Estamos viviendo de prestado, de un dinero que tendrán que pagar con el sudor de su frente nuestros nietos, pero lo que nos ocupa ahora mismo es resolver el damero maldito de unas nuevas elecciones, porque la inutilidad no se ha puesto de acuerdo. Como si no hubiera problemas. Como si el sistema de pensiones no estuviera en peligro. Como si Europa no estuviera afrontando una crisis. Como si la ola de frío que invade la economía no anunciara más paro y pobreza.

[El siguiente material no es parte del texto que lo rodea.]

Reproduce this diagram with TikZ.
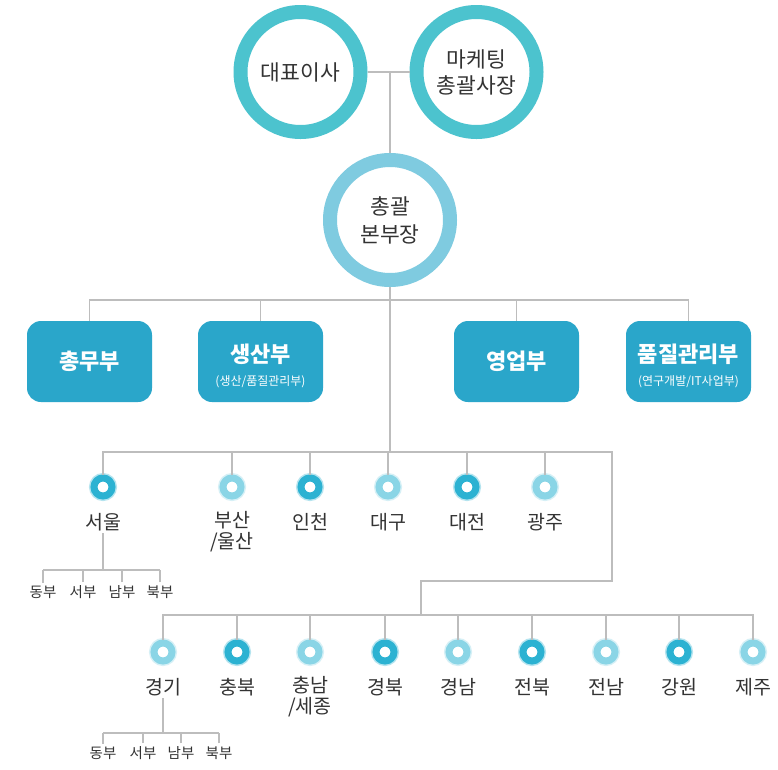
\documentclass[tikz,border=0pt]{standalone}
\usepackage{fontspec}
\newfontfamily\kr{Noto Sans CJK KR}
\usetikzlibrary{positioning}

\definecolor{ringtop}{HTML}{4CC3CE}
\definecolor{ringmid}{HTML}{7FCBE0}
\definecolor{deptblue}{HTML}{2AA6CA}
\definecolor{dotdark}{HTML}{2CB2D2}
\definecolor{dotlight}{HTML}{8AD5E6}
\definecolor{linegray}{HTML}{BDBDBD}
\definecolor{txtgray}{HTML}{333333}

\newcommand\deptsubfont{\kr\mdseries\fontsize{12}{13}\selectfont}

\tikzset{
    conn/.style={draw=linegray, line width=1.3pt},
    bigring/.style={circle, draw=#1, line width=14pt, minimum size=120pt, inner sep=0pt, fill=white,
        text=txtgray, align=center, font=\kr\fontsize{21.5}{28}\selectfont},
    dept/.style={rounded corners=14pt, fill=deptblue, minimum width=125pt, minimum height=81pt, inner sep=0pt},
    depttxt/.style={text=white, align=center, font=\kr\bfseries\fontsize{22}{24}\selectfont},
    dot/.style={circle, draw=#1, line width=7pt, minimum size=18pt, inner sep=0pt, fill=white,
        preaction={draw=#1!35, line width=10pt}},
    place/.style={text=txtgray, align=center, inner sep=2pt, font=\kr\fontsize{19.5}{21}\selectfont},
    sub/.style={text=txtgray, inner sep=3pt, font=\kr\fontsize{14.5}{15}\selectfont},
}

\begin{document}
\begin{tikzpicture}[x=1pt, y=-1pt]
    \fill[white] (0,0) rectangle (778,769);

    % top
    \node[bigring=ringtop] (ceo) at (300.5,72) {대표이사};
    \node[bigring=ringtop] (mkt) at (476.5,72) {마케팅\\[-2pt]총괄사장};
    \node[bigring=ringmid] (hq) at (390,220) {총괄\\본부장};

    % departments
    \node[dept] (chongmu) at (89.5,361.5) {};
    \node[dept] (saengsan) at (260.5,361.5) {};
    \node[dept] (youngup) at (516.5,361.5) {};
    \node[dept] (pumjil) at (688.5,361.5) {};
    \node[depttxt] at (chongmu) {총무부};
    \node[depttxt] at (260.5,366) {생산부\\[-1pt]{\deptsubfont (생산/품질관리부)}};
    \node[depttxt] at (youngup) {영업부};
    \node[depttxt] at (688.5,366) {품질관리부\\[-1pt]{\deptsubfont (연구개발/IT사업부)}};

    \coordinate (deptbar) at (390,300);
    \coordinate (r1bar) at (390,452);
    \coordinate (r1turn) at (612,581);
    \coordinate (r2top) at (421,615);

    % regions, first row
    \node[dot=dotdark] (seoul) at (103,487) {};
    \node[dot=dotlight] (busan) at (232,487) {};
    \node[dot=dotdark] (incheon) at (310,487) {};
    \node[dot=dotlight] (daegu) at (388,487) {};
    \node[dot=dotdark] (daejeon) at (467,487) {};
    \node[dot=dotlight] (gwangju) at (545,487) {};

    \node[place] (seoullbl) at (103,522) {서울};
    \node[place] at (232,532) {부산\\/울산};
    \node[place] at (310,522) {인천};
    \node[place] at (388,522) {대구};
    \node[place] at (467,522) {대전};
    \node[place] at (545,522) {광주};

    \coordinate (seoulbar) at (103,570);
    \node[sub] (s1a) at (43,592) {동부};
    \node[sub] (s1b) at (83,592) {서부};
    \node[sub] (s1c) at (122,592) {남부};
    \node[sub] (s1d) at (160,592) {북부};

    % regions, second row
    \node[dot=dotlight] (gyeonggi) at (163,652) {};
    \node[dot=dotdark] (chungbuk) at (237,652) {};
    \node[dot=dotlight] (chungnam) at (310,652) {};
    \node[dot=dotdark] (gyeongbuk) at (385,652) {};
    \node[dot=dotlight] (gyeongnam) at (458,652) {};
    \node[dot=dotdark] (jeonbuk) at (532,652) {};
    \node[dot=dotlight] (jeonnam) at (606,652) {};
    \node[dot=dotdark] (gangwon) at (679,652) {};
    \node[dot=dotlight] (jeju) at (753,652) {};

    \node[place] (gyeonggilbl) at (163,687) {경기};
    \node[place] at (237,687) {충북};
    \node[place] at (310,697) {충남\\/세종};
    \node[place] at (385,687) {경북};
    \node[place] at (458,687) {경남};
    \node[place] at (532,687) {전북};
    \node[place] at (606,687) {전남};
    \node[place] at (679,687) {강원};
    \node[place] at (753,687) {제주};

    \coordinate (gyeonggibar) at (163,733);
    \node[sub] (s2a) at (103,753) {동부};
    \node[sub] (s2b) at (143,753) {서부};
    \node[sub] (s2c) at (181,753) {남부};
    \node[sub] (s2d) at (219,753) {북부};

    % connectors
    \draw[conn] (ceo.east) -- (mkt.west);
    \draw[conn] (ceo.east -| hq.north) -- (hq.north);
    \draw[conn] (hq.south) -- (r1bar);
    \draw[conn] (chongmu.north) |- (deptbar) -| (pumjil.north);
    \draw[conn] (saengsan.north) -- (saengsan.north |- deptbar);
    \draw[conn] (youngup.north) -- (youngup.north |- deptbar);

    \draw[conn] (seoul.north) |- (r1turn |- r1bar) -- (r1turn) -| (r2top);
    \foreach \n in {busan,incheon,daegu,daejeon,gwangju}
        \draw[conn] (\n.north) -- (\n.north |- r1bar);

    \draw[conn] (seoullbl.south) -- (seoulbar);
    \draw[conn] (s1a.north |- seoulbar) -- (s1d.north |- seoulbar);
    \foreach \n in {s1a,s1b,s1c,s1d}
        \draw[conn] (\n.north) -- (\n.north |- seoulbar);

    \draw[conn] (gyeonggi.north) |- (jeju.north |- r2top) -- (jeju.north);
    \foreach \n in {chungbuk,chungnam,gyeongbuk,gyeongnam,jeonbuk,jeonnam,gangwon}
        \draw[conn] (\n.north) -- (\n.north |- r2top);

    \draw[conn] (gyeonggilbl.south) -- (gyeonggibar);
    \draw[conn] (s2a.north |- gyeonggibar) -- (s2d.north |- gyeonggibar);
    \foreach \n in {s2a,s2b,s2c,s2d}
        \draw[conn] (\n.north) -- (\n.north |- gyeonggibar);
\end{tikzpicture}
\end{document}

Lo malo de los problemas emocionales es que no se pueden resolver con métodos racionales. España, ahora, sobre todo es eso. En el octubre del 19 la playa está bajo los adoquines de las calles Barcelona. Los grandes asuntos son el traslado de la momia de un viejo y cruel dictador o la lucha por la independencia de un pueblo imaginado. Conflictos sentimentales.

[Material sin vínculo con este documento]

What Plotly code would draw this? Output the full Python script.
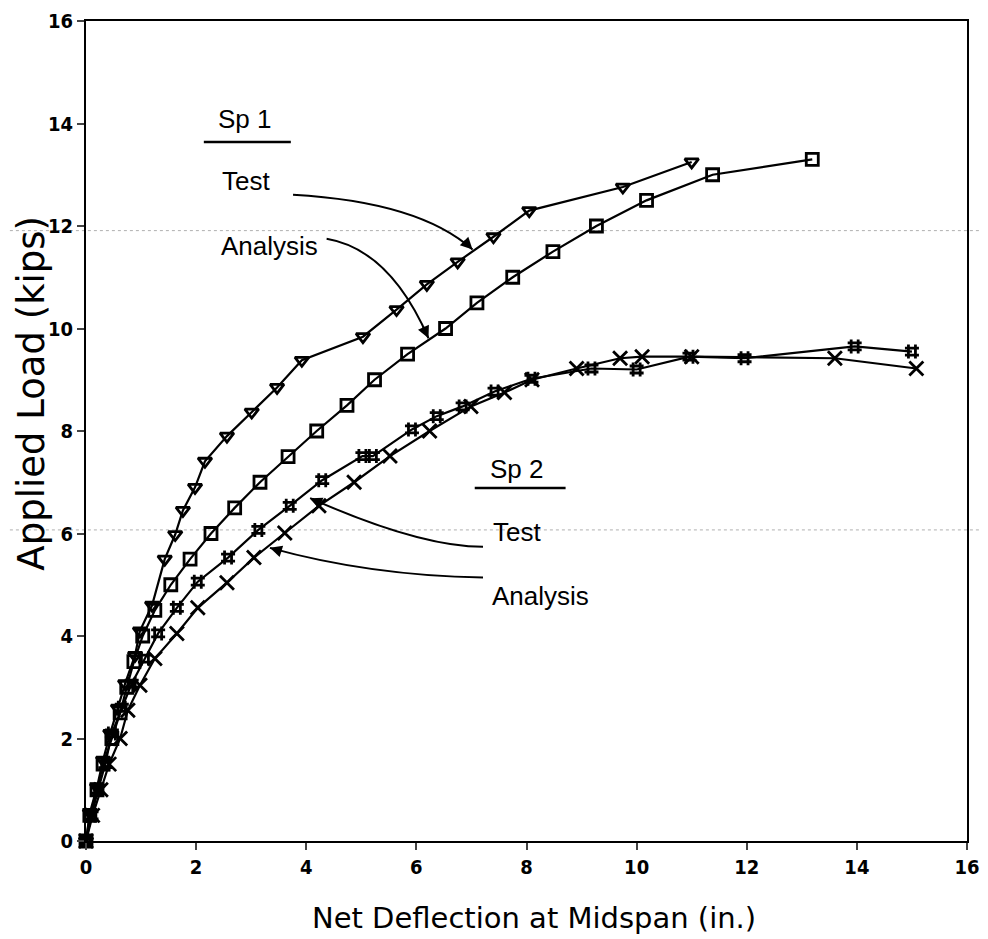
import plotly.graph_objects as go

# Sp 1 - test (triangles) and analysis (squares)
sp1_test_x = [0, 0.07, 0.2, 0.31, 0.44, 0.58, 0.71, 0.89, 0.98, 1.2, 1.43, 1.62, 1.76,
              1.98, 2.16, 2.56, 3.01, 3.47, 3.92, 5.03, 5.64, 6.19, 6.75, 7.4, 8.05, 9.75, 11.0]
sp1_test_y = [0, 0.55, 1.05, 1.58, 2.1, 2.59, 3.07, 3.62, 4.1, 4.6, 5.5, 5.98, 6.45,
              6.9, 7.41, 7.9, 8.37, 8.85, 9.38, 9.84, 10.37, 10.86, 11.3, 11.79, 12.3, 12.76, 13.25]

sp1_anal_x = [0, 0.07, 0.2, 0.31, 0.47, 0.62, 0.74, 0.87, 1.03, 1.25, 1.54, 1.89, 2.27, 2.70,
              3.16, 3.67, 4.19, 4.74, 5.24, 5.84, 6.53, 7.10, 7.75, 8.48, 9.27, 10.18, 11.38, 13.19]
sp1_anal_y = [0, 0.5, 1.0, 1.5, 2.0, 2.5, 3.0, 3.5, 4.0, 4.5, 5.0, 5.5, 6.0, 6.5,
              7.0, 7.5, 8.0, 8.5, 9.0, 9.5, 10.0, 10.5, 11.0, 11.5, 12.0, 12.5, 13.0, 13.3]

# Sp 2 - test (hash) and analysis (x)
sp2_test_x = [0, 0.1, 0.22, 0.35, 0.47, 0.65, 0.83, 1.07, 1.31, 1.65, 2.03, 2.58, 3.13, 3.70,
              4.29, 5.02, 5.21, 5.92, 6.37, 6.84, 7.42, 8.09, 9.18, 10.0, 10.96, 11.96, 13.96, 15.0]
sp2_test_y = [0, 0.5, 1.0, 1.5, 2.1, 2.6, 3.07, 3.56, 4.05, 4.55, 5.06, 5.53, 6.07, 6.54,
              7.04, 7.51, 7.51, 8.03, 8.29, 8.48, 8.77, 9.02, 9.22, 9.2, 9.45, 9.42, 9.65, 9.55]

sp2_anal_x = [0, 0.12, 0.27, 0.42, 0.62, 0.76, 0.98, 1.25, 1.65, 2.03, 2.56, 3.05, 3.61,
              4.23, 4.87, 5.52, 6.24, 6.99, 7.6, 8.1, 8.91, 9.7, 10.1, 11.0, 13.6, 15.08]
sp2_anal_y = [0, 0.5, 1.0, 1.5, 2.0, 2.55, 3.04, 3.56, 4.05, 4.55, 5.04, 5.53, 6.01,
              6.54, 7.0, 7.51, 8.0, 8.48, 8.75, 9.0, 9.22, 9.42, 9.45, 9.45, 9.42, 9.22]

tick_vals = [0, 2, 4, 6, 8, 10, 12, 14, 16]

LINE = dict(color="black", width=2.2)
TICKFONT = dict(family="DejaVu Sans Condensed, Liberation Sans Narrow, DejaVu Sans, sans-serif",
                size=20, color="black", weight="bold")
XTITLEFONT = dict(family="DejaVu Sans, sans-serif", size=29, color="black")
YTITLEFONT = dict(family="DejaVu Sans, sans-serif", size=37, color="black")
NOTEFONT = dict(family="Liberation Sans, Arial, sans-serif", size=26, color="black")

fig = go.Figure()

series = [
    (sp1_test_x, sp1_test_y, "triangle-down-open", 12, "Sp 1 Test"),
    (sp1_anal_x, sp1_anal_y, "square-open", 12, "Sp 1 Analysis"),
    (sp2_test_x, sp2_test_y, "hash-open", 14, "Sp 2 Test"),
    (sp2_anal_x, sp2_anal_y, "x-thin-open", 14, "Sp 2 Analysis"),
]
for xs, ys, sym, size, name in series:
    fig.add_trace(go.Scatter(
        x=xs, y=ys, mode="lines+markers", name=name,
        line=LINE,
        marker=dict(symbol=sym, size=size, color="black", line=dict(color="black", width=2.8)),
        showlegend=False, cliponaxis=False,
    ))

# faint scanner lines
for yv in [11.91, 6.07]:
    fig.add_shape(type="line", xref="paper", yref="y", x0=-0.1, x1=1.03, y0=yv, y1=yv,
                  line=dict(color="#b0b0b0", width=1, dash="dot"), layer="below")

# labels
labels = [
    ("Sp 1", 2.89, 14.09), ("Test", 2.90, 12.88), ("Analysis", 3.34, 11.61),
    ("Sp 2", 7.82, 7.26), ("Test", 7.82, 6.03), ("Analysis", 8.26, 4.79),
]
for txt, lx, ly in labels:
    fig.add_annotation(x=lx, y=ly, text=txt, showarrow=False, font=NOTEFONT,
                       xanchor="center", yanchor="middle")

for x0, x1, yv in [(2.14, 3.72, 13.64), (7.06, 8.71, 6.89)]:
    fig.add_shape(type="line", x0=x0, x1=x1, y0=yv, y1=yv, line=dict(color="black", width=2.5))

# curved leader arrows: start, control, tip, arrowhead offset (px)
leaders = [
    ((3.76, 12.61), (6.06, 12.47), (7.02, 11.54), (-10, -10)),
    ((4.37, 11.75), (5.52, 11.54), (6.22, 9.81), (-6, -13)),
    ((7.21, 5.74), (6.06, 5.74), (4.07, 6.69), (13, 6)),
    ((7.21, 5.14), (5.15, 5.18), (3.34, 5.72), (13, 4)),
]
for (sx, sy), (cx, cy), (tx, ty), (ax, ay) in leaders:
    fig.add_shape(type="path", path=f"M {sx},{sy} Q {cx},{cy} {tx},{ty}",
                  line=dict(color="black", width=2))
    fig.add_annotation(x=tx, y=ty, ax=ax, ay=ay, text="", showarrow=True,
                       arrowhead=2, arrowsize=1.2, arrowwidth=2, arrowcolor="black")

# axis titles
fig.add_annotation(xref="paper", yref="paper", x=0.509, y=-0.094, text="Net Deflection at Midspan (in.)",
                   showarrow=False, font=XTITLEFONT, xanchor="center", yanchor="middle")
fig.add_annotation(xref="paper", yref="paper", x=-0.062, y=0.546, text="Applied Load (kips)",
                   showarrow=False, font=YTITLEFONT, textangle=-90, xanchor="center", yanchor="middle")

axis_style = dict(
    range=[0, 16], tickvals=tick_vals, ticks="outside", ticklen=7, tickwidth=2,
    showline=True, linecolor="black", linewidth=2, mirror=True, showgrid=False, zeroline=False,
    tickfont=TICKFONT, automargin=False, ticklabeloverflow="allow",
)
fig.update_xaxes(**axis_style)
fig.update_yaxes(**axis_style)

# page body has an 8px margin, so the figure is shifted by it
fig.update_layout(
    width=980, height=931,
    margin=dict(l=78, r=21, t=13, b=98),
    paper_bgcolor="white", plot_bgcolor="white",
)

fig.write_html("out.html")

Los grandes asuntos no se encaran, porque estamos ocupados en la espuma de los titulares. En un postureo demoscópico trivial. La partitocracia jamás había atesorado tal nivel de frivolidad e incompetencia. La política, tristemente, se ha convertido en un poder que solo parece servir para servirse a sí mismo, olvidando que son la piedra angular sobre la que descansa la democracia.

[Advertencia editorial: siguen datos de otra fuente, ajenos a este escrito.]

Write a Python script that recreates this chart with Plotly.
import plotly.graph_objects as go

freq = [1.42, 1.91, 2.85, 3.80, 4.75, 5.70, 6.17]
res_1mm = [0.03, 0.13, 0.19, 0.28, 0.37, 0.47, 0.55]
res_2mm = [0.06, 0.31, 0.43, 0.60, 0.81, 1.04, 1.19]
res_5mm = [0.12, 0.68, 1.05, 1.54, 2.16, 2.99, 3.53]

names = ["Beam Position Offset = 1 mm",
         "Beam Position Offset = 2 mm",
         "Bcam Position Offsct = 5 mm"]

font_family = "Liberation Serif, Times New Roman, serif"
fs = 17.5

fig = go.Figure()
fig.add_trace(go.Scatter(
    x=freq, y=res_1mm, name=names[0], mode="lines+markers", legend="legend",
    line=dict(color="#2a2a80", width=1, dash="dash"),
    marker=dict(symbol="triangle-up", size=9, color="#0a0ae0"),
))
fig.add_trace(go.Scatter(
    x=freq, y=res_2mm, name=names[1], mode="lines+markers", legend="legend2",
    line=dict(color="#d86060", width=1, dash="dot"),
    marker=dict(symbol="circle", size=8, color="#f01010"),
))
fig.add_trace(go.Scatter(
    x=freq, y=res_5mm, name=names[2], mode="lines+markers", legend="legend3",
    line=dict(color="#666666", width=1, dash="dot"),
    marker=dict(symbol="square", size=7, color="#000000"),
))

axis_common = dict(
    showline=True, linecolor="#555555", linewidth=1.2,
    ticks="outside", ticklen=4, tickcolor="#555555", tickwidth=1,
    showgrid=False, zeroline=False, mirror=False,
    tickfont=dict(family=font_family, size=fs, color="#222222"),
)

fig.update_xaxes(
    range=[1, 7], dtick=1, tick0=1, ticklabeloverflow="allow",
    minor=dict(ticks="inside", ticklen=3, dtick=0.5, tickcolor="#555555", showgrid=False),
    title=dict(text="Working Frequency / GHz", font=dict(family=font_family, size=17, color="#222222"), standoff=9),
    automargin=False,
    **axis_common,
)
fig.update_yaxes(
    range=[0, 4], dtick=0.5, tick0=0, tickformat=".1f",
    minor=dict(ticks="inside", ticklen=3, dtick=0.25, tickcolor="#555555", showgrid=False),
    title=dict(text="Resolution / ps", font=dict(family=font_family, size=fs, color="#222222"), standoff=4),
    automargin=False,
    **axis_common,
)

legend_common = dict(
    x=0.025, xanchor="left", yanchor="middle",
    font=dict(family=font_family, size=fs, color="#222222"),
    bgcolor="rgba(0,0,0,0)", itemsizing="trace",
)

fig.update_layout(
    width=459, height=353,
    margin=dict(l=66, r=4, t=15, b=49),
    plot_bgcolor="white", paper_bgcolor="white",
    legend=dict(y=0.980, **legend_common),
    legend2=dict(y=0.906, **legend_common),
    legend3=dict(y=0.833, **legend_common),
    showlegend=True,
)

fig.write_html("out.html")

Acaban de salir nuevos datos sobre la pobreza en Canarias. Setecientas mil personas atraviesan graves dificultades para subsistir. Los medios cumplen con el rito de publicarlo. Y la vida sigue, como si nada, hasta el próximo estudio. ¿Por qué se dan estas cifras escandalosas? El musgo solo crece en la humedad. La renta de las familias canarias es peor que la media del Estado. Estamos a la cola de los salarios que cobran los trabajadores. Tenemos doscientas mil personas paradas, aunque seguimos importando cada año miles de trabajadores foráneos. Y todo eso durante un periodo en el que nuestra economía, movida por la venta de servicios turísticos, ha batido todos sus récords históricos. ¿Qué podemos esperar si cuando todo va bien ocurre que a tantos les va tan mal?

Canarias lleva muchos años amodorrada en la confortable mendicidad de Madrid y Bruselas. Nadie se ha parado a pensar que nos integramos en la Unión Europea para defender la agricultura y la industria y que, tres décadas después, esos dos sectores andan igual o peor en el PIB de las Islas. Nos enchufaron una manguera de subvenciones e inversiones que han ido a parar a grandes infraestructuras, pero solo hemos logrado el milagro de crear una sociedad más dependiente. Y más pobre.

El mensaje de nuestro Gobierno canario es que hay que ocuparse de los que peor están. Esos que salen en las cifras de la pobreza. Y para hacerlo hay que tirar de dinero. Como de Madrid no vendrá más y de Europa tampoco, hay que ponerlo de nuestro propio bolsillo. Pero el esfuerzo fiscal que este Gobierno quiere pedirle a la sociedad de las Islas para los años venideros, siendo bienintencionado, será estéril. Subir el IGIC y otras figuras fiscales en medio de una caída del turismo y de un enfriamiento económico generalizado no cubrirá las necesidades del Gobierno para atender a los más vulnerables y encarecerá aún más la vida de los canarios que ya es, por cierto, de las más caras del país.

El problema de Canarias no es la riqueza, sino la pobreza. Y para reducirla, hasta su extinción, esta tierra necesita acabar con el paro y con los salarios de miseria. Necesita menos hormigón y más desarrollo. Que el pequeño empresario no se aburra de intentar abrir un comercio. Que inversiones de cientos de millones, como una regasificadora, no salgan huyendo. Hemos fabricado un sistema tan garantista que una pulga, además de romper un lebrillo, es capaz de detener cuarenta excavadoras. Pero, además, creamos una burocracia que convierte en un infierno cualquier iniciativa. La especie peor protegida, después del trabajador, es el inversor canario. Los proyectos tardan una eternidad o se mueren de cansancio, a pesar de que lo público emplea a más de ciento veinte mil eficientes empleados para tramitar expedientes.

Tal vez algún día nos volvamos a plantear si nuestro futuro está en las libertades comerciales y arancelarias, en el turismo y el comercio y en la habilidad para poner en valor nuestra posición geográfica cercana a un continente que despierta. No es probable, porque no está en la agenda de una política mediocre, un empresariado afónico y un sindicalismo asténico.

De momento, mientras las islas británicas se segregan de Europa y en Barcelona incendian las calles pidiendo independencia, nosotros deberíamos quemar contenedores para pedir más Estado. Si nos destetan, nos morimos.